WHAT YOU SHOULD DO: Leaving out every picture, quote the data below exactly as it appears.

┌─ DATA PROVIDED

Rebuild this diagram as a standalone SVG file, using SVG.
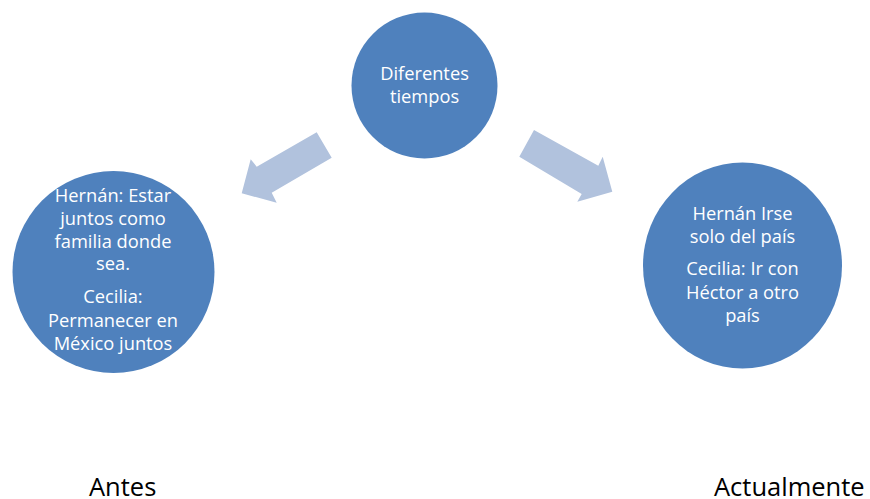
<svg xmlns="http://www.w3.org/2000/svg" width="870" height="499" viewBox="0 0 870 499">
  <style>
    .node { fill: #4f81bd; }
    .label { font-family: "Open Sans", "Liberation Sans", sans-serif; font-size: 18.3px; fill: #ffffff; text-anchor: middle; }
    .arrow { fill: #b1c2dd; }
    .caption { font-family: "Open Sans", "Liberation Sans", sans-serif; font-size: 25.5px; fill: #000000; }
  </style>
  <rect width="870" height="499" fill="#ffffff"/>

  <!-- connectors: block arrows from the central node -->
  <g id="connectors">
    <polygon class="arrow" points="316.7,132.3 331.7,157.7 271.7,192.7 276.7,202.7 241.7,193.3 250.7,159.3 256.7,166.7"/>
    <polygon class="arrow" points="534,130 598.3,165.7 602.7,156.7 612.3,191.7 577.3,201.7 581.7,194 519.3,156.7"/>
  </g>

  <g id="node-tiempos">
    <circle class="node" cx="424.5" cy="85.5" r="73"/>
    <text class="label" x="424.5" y="80">Diferentes</text>
    <text class="label" x="424.5" y="102.7">tiempos</text>
  </g>

  <g id="node-antes">
    <circle class="node" cx="113.5" cy="272" r="101"/>
    <text class="label" x="113" y="202">Hernán: Estar</text>
    <text class="label" x="113" y="225">juntos como</text>
    <text class="label" x="113" y="247.5">familia donde</text>
    <text class="label" x="113" y="270">sea.</text>
    <text class="label" x="113" y="303">Cecilia:</text>
    <text class="label" x="113" y="326.5">Permanecer en</text>
    <text class="label" x="113" y="350">México juntos</text>
  </g>

  <g id="node-actualmente">
    <ellipse class="node" cx="742.5" cy="265.5" rx="99.5" ry="103"/>
    <text class="label" x="742.5" y="220">Hernán Irse</text>
    <text class="label" x="742.5" y="243">solo del país</text>
    <text class="label" x="742.5" y="275">Cecilia: Ir con</text>
    <text class="label" x="742.5" y="298.5">Héctor a otro</text>
    <text class="label" x="742.5" y="322">país</text>
  </g>

  <g id="captions">
    <text class="caption" x="89" y="496">Antes</text>
    <text class="caption" x="714" y="496">Actualmente</text>
  </g>
</svg>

└─

TASK OUTPUT:
Rebuild this diagram as a standalone SVG file, using SVG.
<svg xmlns="http://www.w3.org/2000/svg" width="870" height="499" viewBox="0 0 870 499">
  <style>
    .node { fill: #4f81bd; }
    .label { font-family: "Open Sans", "Liberation Sans", sans-serif; font-size: 18.3px; fill: #ffffff; text-anchor: middle; }
    .arrow { fill: #b1c2dd; }
    .caption { font-family: "Open Sans", "Liberation Sans", sans-serif; font-size: 25.5px; fill: #000000; }
  </style>
  <rect width="870" height="499" fill="#ffffff"/>

  <!-- connectors: block arrows from the central node -->
  <g id="connectors">
    <polygon class="arrow" points="316.7,132.3 331.7,157.7 271.7,192.7 276.7,202.7 241.7,193.3 250.7,159.3 256.7,166.7"/>
    <polygon class="arrow" points="534,130 598.3,165.7 602.7,156.7 612.3,191.7 577.3,201.7 581.7,194 519.3,156.7"/>
  </g>

  <g id="node-tiempos">
    <circle class="node" cx="424.5" cy="85.5" r="73"/>
    <text class="label" x="424.5" y="80">Diferentes</text>
    <text class="label" x="424.5" y="102.7">tiempos</text>
  </g>

  <g id="node-antes">
    <circle class="node" cx="113.5" cy="272" r="101"/>
    <text class="label" x="113" y="202">Hernán: Estar</text>
    <text class="label" x="113" y="225">juntos como</text>
    <text class="label" x="113" y="247.5">familia donde</text>
    <text class="label" x="113" y="270">sea.</text>
    <text class="label" x="113" y="303">Cecilia:</text>
    <text class="label" x="113" y="326.5">Permanecer en</text>
    <text class="label" x="113" y="350">México juntos</text>
  </g>

  <g id="node-actualmente">
    <ellipse class="node" cx="742.5" cy="265.5" rx="99.5" ry="103"/>
    <text class="label" x="742.5" y="220">Hernán Irse</text>
    <text class="label" x="742.5" y="243">solo del país</text>
    <text class="label" x="742.5" y="275">Cecilia: Ir con</text>
    <text class="label" x="742.5" y="298.5">Héctor a otro</text>
    <text class="label" x="742.5" y="322">país</text>
  </g>

  <g id="captions">
    <text class="caption" x="89" y="496">Antes</text>
    <text class="caption" x="714" y="496">Actualmente</text>
  </g>
</svg>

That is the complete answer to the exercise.